** start Source data **

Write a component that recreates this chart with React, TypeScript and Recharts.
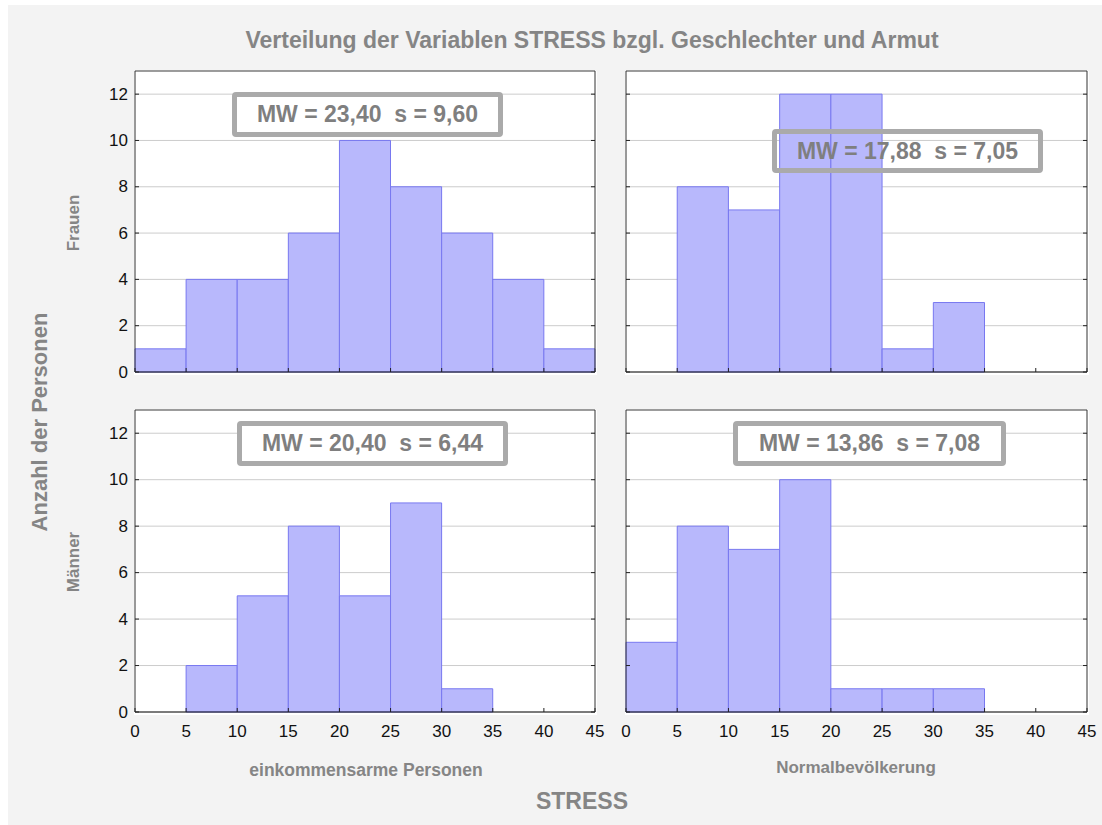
import { BarChart, Bar, XAxis, YAxis, CartesianGrid, ReferenceLine } from "recharts";

const FONT = '"Liberation Sans", Arial, Helvetica, sans-serif';

// histogram bins of STRESS (width 5)
const binEdges = [0, 5, 10, 15, 20, 25, 30, 35, 40, 45];
const binMids = [2.5, 7.5, 12.5, 17.5, 22.5, 27.5, 32.5, 37.5, 42.5];
const yTicks = [0, 2, 4, 6, 8, 10, 12];

const frauenArm = [1, 4, 4, 6, 10, 8, 6, 4, 1];
const frauenNormal = [0, 8, 7, 12, 12, 1, 3, 0, 0];
const maennerArm = [0, 2, 5, 8, 5, 9, 1, 0, 0];
const maennerNormal = [3, 8, 7, 10, 1, 1, 1, 0, 0];

const statLabels = [
  "MW = 23,40  s = 9,60",
  "MW = 17,88  s = 7,05",
  "MW = 20,40  s = 6,44",
  "MW = 13,86  s = 7,08",
];

const PAD_L = 60;
const PAD_T = 10;
const PAD_R = 10;
const PAD_B = 40;

type PanelProps = {
  left: number;
  top: number;
  width: number;
  height: number;
  values: number[];
  yLabels: boolean;
  xLabels: boolean;
};

function Panel({ left, top, width, height, values, yLabels, xLabels }: PanelProps) {
  const data = binMids.map((mid, i) => ({ mid, count: values[i] }));

  const xTick = (p: any) => {
    const { x, y, payload } = p;
    return (
      <g>
        <line x1={x} y1={y} x2={x} y2={y - 4} stroke="#222" />
        {xLabels && (
          <text
            x={x}
            y={y + 19}
            textAnchor="middle"
            dominantBaseline="central"
            fontFamily={FONT}
            fontSize={17}
            fill="#111"
          >
            {payload.value}
          </text>
        )}
      </g>
    );
  };

  const yTick = (p: any) => {
    const { x, y, payload } = p;
    return (
      <g>
        <line x1={x} y1={y} x2={x + 4} y2={y} stroke="#222" />
        <line x1={x + width - 4} y1={y} x2={x + width} y2={y} stroke="#222" />
        {yLabels && (
          <text
            x={x - 7}
            y={y}
            textAnchor="end"
            dominantBaseline="central"
            fontFamily={FONT}
            fontSize={17}
            fill="#111"
          >
            {payload.value}
          </text>
        )}
      </g>
    );
  };

  return (
    <>
      <div
        style={{
          position: "absolute",
          left: left - 1,
          top,
          width: width + 3,
          height: height + 3,
          background: "#ffffff",
        }}
      />
      <div style={{ position: "absolute", left: left - PAD_L, top: top - PAD_T }}>
        <BarChart
          width={width + PAD_L + PAD_R}
          height={height + PAD_T + PAD_B}
          data={data}
          margin={{ top: PAD_T, right: PAD_R, left: 0, bottom: 0 }}
        >
          <CartesianGrid vertical={false} stroke="#cccccc" />
          <XAxis
            dataKey="mid"
            type="number"
            domain={[0, 45]}
            ticks={binEdges}
            interval={0}
            height={PAD_B}
            tickLine={false}
            tickSize={0}
            tickMargin={0}
            axisLine={{ stroke: "#111" }}
            tick={xTick}
          />
          <YAxis
            type="number"
            domain={[0, 13]}
            ticks={yTicks}
            interval={0}
            width={PAD_L}
            tickLine={false}
            tickSize={0}
            tickMargin={0}
            axisLine={{ stroke: "#333" }}
            tick={yTick}
          />
          <Bar
            dataKey="count"
            fill="#b8b8fc"
            stroke="#7878f0"
            strokeWidth={1}
            barSize={width / 9 - 0.05}
            isAnimationActive={false}
          />
          <ReferenceLine y={13} stroke="#555" />
          <ReferenceLine x={45} stroke="#333" />
        </BarChart>
      </div>
    </>
  );
}

function StatBox({
  left,
  top,
  width,
  height,
  text,
  filled,
}: {
  left: number;
  top: number;
  width: number;
  height: number;
  text: string;
  filled: boolean;
}) {
  return (
    <div
      style={{
        position: "absolute",
        left,
        top,
        width,
        height,
        boxSizing: "border-box",
        border: "5px solid #aaaaaa",
        borderRadius: 4,
        background: filled ? "#ffffff" : "transparent",
        display: "flex",
        alignItems: "center",
        justifyContent: "center",
        fontFamily: FONT,
        fontWeight: "bold",
        fontSize: 23,
        color: "#7f7f7f",
        whiteSpace: "pre",
      }}
    >
      {text}
    </div>
  );
}

const label = (extra: React.CSSProperties): React.CSSProperties => ({
  position: "absolute",
  fontFamily: FONT,
  fontWeight: "bold",
  color: "#858585",
  whiteSpace: "nowrap",
  transform: "translate(-50%, -50%)",
  ...extra,
});

export default function App() {
  return (
    <div
      style={{
        position: "absolute",
        left: 0,
        top: 0,
        width: 1102,
        height: 825,
        background: "#ffffff",
        overflow: "hidden",
      }}
    >
      <div
        style={{
          position: "absolute",
          left: 8,
          top: 5,
          width: 1094,
          height: 820,
          background: "#f3f3f3",
        }}
      />

      <div style={label({ left: 592, top: 40, fontSize: 23 })}>
        Verteilung der Variablen STRESS bzgl. Geschlechter und Armut
      </div>

      <Panel left={135} top={71} width={460} height={301} values={frauenArm} yLabels xLabels={false} />
      <Panel left={626} top={71} width={461} height={301} values={frauenNormal} yLabels={false} xLabels={false} />
      <Panel left={135} top={410} width={460} height={302} values={maennerArm} yLabels xLabels />
      <Panel left={626} top={410} width={461} height={302} values={maennerNormal} yLabels={false} xLabels />

      <StatBox left={232} top={92} width={271} height={45} text={statLabels[0]} filled />
      <StatBox left={772} top={129} width={271} height={44} text={statLabels[1]} filled={false} />
      <StatBox left={237} top={421} width={271} height={45} text={statLabels[2]} filled />
      <StatBox left={733} top={421} width={273} height={45} text={statLabels[3]} filled />

      <div style={label({ left: 40, top: 422, fontSize: 22, transform: "translate(-50%, -50%) rotate(-90deg)" })}>
        Anzahl der Personen
      </div>
      <div style={label({ left: 74, top: 223, fontSize: 17, transform: "translate(-50%, -50%) rotate(-90deg)" })}>
        Frauen
      </div>
      <div style={label({ left: 74, top: 562, fontSize: 17, transform: "translate(-50%, -50%) rotate(-90deg)" })}>
        Männer
      </div>

      <div style={label({ left: 366, top: 770, fontSize: 17.5 })}>einkommensarme Personen</div>
      <div style={label({ left: 856, top: 768, fontSize: 17 })}>Normalbevölkerung</div>
      <div style={label({ left: 582, top: 801, fontSize: 23 })}>STRESS</div>
    </div>
  );
}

** end Source data **

■ Aim: Write out the material above once more, exactly as it reads, with no pictures.

■ Solution to the problem:
Write a component that recreates this chart with React, TypeScript and Recharts.
import { BarChart, Bar, XAxis, YAxis, CartesianGrid, ReferenceLine } from "recharts";

const FONT = '"Liberation Sans", Arial, Helvetica, sans-serif';

// histogram bins of STRESS (width 5)
const binEdges = [0, 5, 10, 15, 20, 25, 30, 35, 40, 45];
const binMids = [2.5, 7.5, 12.5, 17.5, 22.5, 27.5, 32.5, 37.5, 42.5];
const yTicks = [0, 2, 4, 6, 8, 10, 12];

const frauenArm = [1, 4, 4, 6, 10, 8, 6, 4, 1];
const frauenNormal = [0, 8, 7, 12, 12, 1, 3, 0, 0];
const maennerArm = [0, 2, 5, 8, 5, 9, 1, 0, 0];
const maennerNormal = [3, 8, 7, 10, 1, 1, 1, 0, 0];

const statLabels = [
  "MW = 23,40  s = 9,60",
  "MW = 17,88  s = 7,05",
  "MW = 20,40  s = 6,44",
  "MW = 13,86  s = 7,08",
];

const PAD_L = 60;
const PAD_T = 10;
const PAD_R = 10;
const PAD_B = 40;

type PanelProps = {
  left: number;
  top: number;
  width: number;
  height: number;
  values: number[];
  yLabels: boolean;
  xLabels: boolean;
};

function Panel({ left, top, width, height, values, yLabels, xLabels }: PanelProps) {
  const data = binMids.map((mid, i) => ({ mid, count: values[i] }));

  const xTick = (p: any) => {
    const { x, y, payload } = p;
    return (
      <g>
        <line x1={x} y1={y} x2={x} y2={y - 4} stroke="#222" />
        {xLabels && (
          <text
            x={x}
            y={y + 19}
            textAnchor="middle"
            dominantBaseline="central"
            fontFamily={FONT}
            fontSize={17}
            fill="#111"
          >
            {payload.value}
          </text>
        )}
      </g>
    );
  };

  const yTick = (p: any) => {
    const { x, y, payload } = p;
    return (
      <g>
        <line x1={x} y1={y} x2={x + 4} y2={y} stroke="#222" />
        <line x1={x + width - 4} y1={y} x2={x + width} y2={y} stroke="#222" />
        {yLabels && (
          <text
            x={x - 7}
            y={y}
            textAnchor="end"
            dominantBaseline="central"
            fontFamily={FONT}
            fontSize={17}
            fill="#111"
          >
            {payload.value}
          </text>
        )}
      </g>
    );
  };

  return (
    <>
      <div
        style={{
          position: "absolute",
          left: left - 1,
          top,
          width: width + 3,
          height: height + 3,
          background: "#ffffff",
        }}
      />
      <div style={{ position: "absolute", left: left - PAD_L, top: top - PAD_T }}>
        <BarChart
          width={width + PAD_L + PAD_R}
          height={height + PAD_T + PAD_B}
          data={data}
          margin={{ top: PAD_T, right: PAD_R, left: 0, bottom: 0 }}
        >
          <CartesianGrid vertical={false} stroke="#cccccc" />
          <XAxis
            dataKey="mid"
            type="number"
            domain={[0, 45]}
            ticks={binEdges}
            interval={0}
            height={PAD_B}
            tickLine={false}
            tickSize={0}
            tickMargin={0}
            axisLine={{ stroke: "#111" }}
            tick={xTick}
          />
          <YAxis
            type="number"
            domain={[0, 13]}
            ticks={yTicks}
            interval={0}
            width={PAD_L}
            tickLine={false}
            tickSize={0}
            tickMargin={0}
            axisLine={{ stroke: "#333" }}
            tick={yTick}
          />
          <Bar
            dataKey="count"
            fill="#b8b8fc"
            stroke="#7878f0"
            strokeWidth={1}
            barSize={width / 9 - 0.05}
            isAnimationActive={false}
          />
          <ReferenceLine y={13} stroke="#555" />
          <ReferenceLine x={45} stroke="#333" />
        </BarChart>
      </div>
    </>
  );
}

function StatBox({
  left,
  top,
  width,
  height,
  text,
  filled,
}: {
  left: number;
  top: number;
  width: number;
  height: number;
  text: string;
  filled: boolean;
}) {
  return (
    <div
      style={{
        position: "absolute",
        left,
        top,
        width,
        height,
        boxSizing: "border-box",
        border: "5px solid #aaaaaa",
        borderRadius: 4,
        background: filled ? "#ffffff" : "transparent",
        display: "flex",
        alignItems: "center",
        justifyContent: "center",
        fontFamily: FONT,
        fontWeight: "bold",
        fontSize: 23,
        color: "#7f7f7f",
        whiteSpace: "pre",
      }}
    >
      {text}
    </div>
  );
}

const label = (extra: React.CSSProperties): React.CSSProperties => ({
  position: "absolute",
  fontFamily: FONT,
  fontWeight: "bold",
  color: "#858585",
  whiteSpace: "nowrap",
  transform: "translate(-50%, -50%)",
  ...extra,
});

export default function App() {
  return (
    <div
      style={{
        position: "absolute",
        left: 0,
        top: 0,
        width: 1102,
        height: 825,
        background: "#ffffff",
        overflow: "hidden",
      }}
    >
      <div
        style={{
          position: "absolute",
          left: 8,
          top: 5,
          width: 1094,
          height: 820,
          background: "#f3f3f3",
        }}
      />

      <div style={label({ left: 592, top: 40, fontSize: 23 })}>
        Verteilung der Variablen STRESS bzgl. Geschlechter und Armut
      </div>

      <Panel left={135} top={71} width={460} height={301} values={frauenArm} yLabels xLabels={false} />
      <Panel left={626} top={71} width={461} height={301} values={frauenNormal} yLabels={false} xLabels={false} />
      <Panel left={135} top={410} width={460} height={302} values={maennerArm} yLabels xLabels />
      <Panel left={626} top={410} width={461} height={302} values={maennerNormal} yLabels={false} xLabels />

      <StatBox left={232} top={92} width={271} height={45} text={statLabels[0]} filled />
      <StatBox left={772} top={129} width={271} height={44} text={statLabels[1]} filled={false} />
      <StatBox left={237} top={421} width={271} height={45} text={statLabels[2]} filled />
      <StatBox left={733} top={421} width={273} height={45} text={statLabels[3]} filled />

      <div style={label({ left: 40, top: 422, fontSize: 22, transform: "translate(-50%, -50%) rotate(-90deg)" })}>
        Anzahl der Personen
      </div>
      <div style={label({ left: 74, top: 223, fontSize: 17, transform: "translate(-50%, -50%) rotate(-90deg)" })}>
        Frauen
      </div>
      <div style={label({ left: 74, top: 562, fontSize: 17, transform: "translate(-50%, -50%) rotate(-90deg)" })}>
        Männer
      </div>

      <div style={label({ left: 366, top: 770, fontSize: 17.5 })}>einkommensarme Personen</div>
      <div style={label({ left: 856, top: 768, fontSize: 17 })}>Normalbevölkerung</div>
      <div style={label({ left: 582, top: 801, fontSize: 23 })}>STRESS</div>
    </div>
  );
}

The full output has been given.